6. Normalization & interpolation

Yes, the overall scheme of pitch contour extraction (except (i)CWT part) from the article's second version was more than essential for FS2 construction. This two techniques allowed to make `pitch_target`'s appearance suitable for predictor training in such manner that it enchances the original FS.

7. PostNet, log(pitch), decoder layers number

Well, last experiment was devoted to identifying the true role of these parameters. While each of them separately didn't give initially any sufficient improvement, combining them all together had brought us to the better losses' scores. Especially intresting to speak of log-space for pitch since coherent analysis of it's values' distribution has shown that they all lie so close in a specific region. Hence, logspace seems to be a supreme solution in such a case. 

---

### Challenges

1. Quantisation

Well, many many words were already said about quantisation and how desperate at some moments it was to continue implementating it. Especially, creation of log quantizer was a serious question since normalized values mostly lie between -1 and 1. Nevertheless, its' positive effect is indisputable. Moreover, great assistance was rendered from energy/pitch original mean/std preservance. Owing to their addition to DataConfig (together with min/max), we could easily explore all tensors mutations backwardly, searching for the potential issue. 

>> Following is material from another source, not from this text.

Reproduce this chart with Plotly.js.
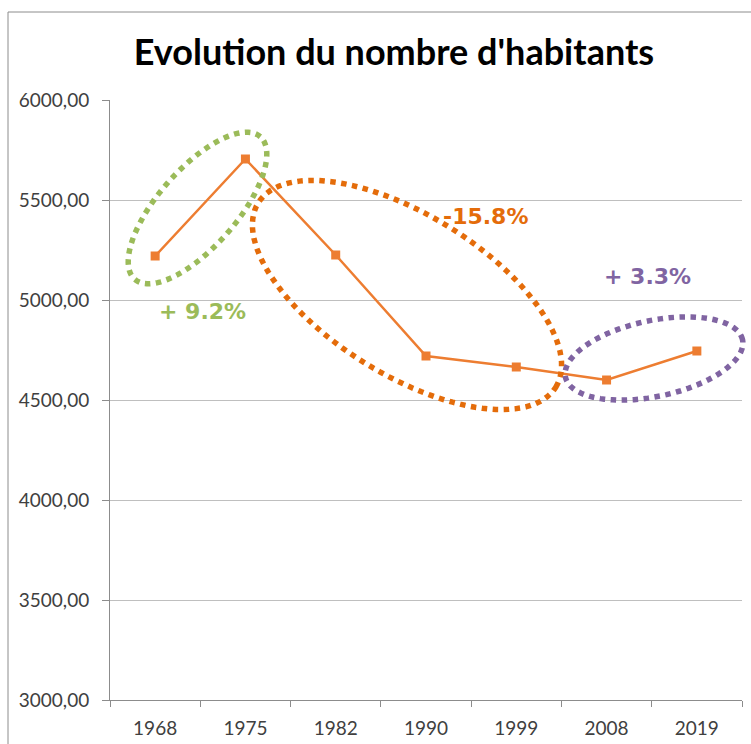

2. Energy/Pitch datasets creation 

Well, to wait for dataset creation around 40 min. and then each time for its loading around 10 min. still sounds quite challenging. Especially, when remembering all numerous mistakes during saving, compressiong & statistics calculation adding to the script, collator modifications. Nevertheless, it was a vital step on the pathof our project.

3. LR: inference mode

Last challenge to be mentioned is the inference mode in length regulator establishment. Besides numerous runs with wrong shapes during trainig/synthesis, a sufficient problem was to correlate the log(duration) prediction with satisfying values at inference. By the way, some runs' audio logs in W&B sound horrific because of the inaccurate inference mode (if checking last experiments, such a problem disappears).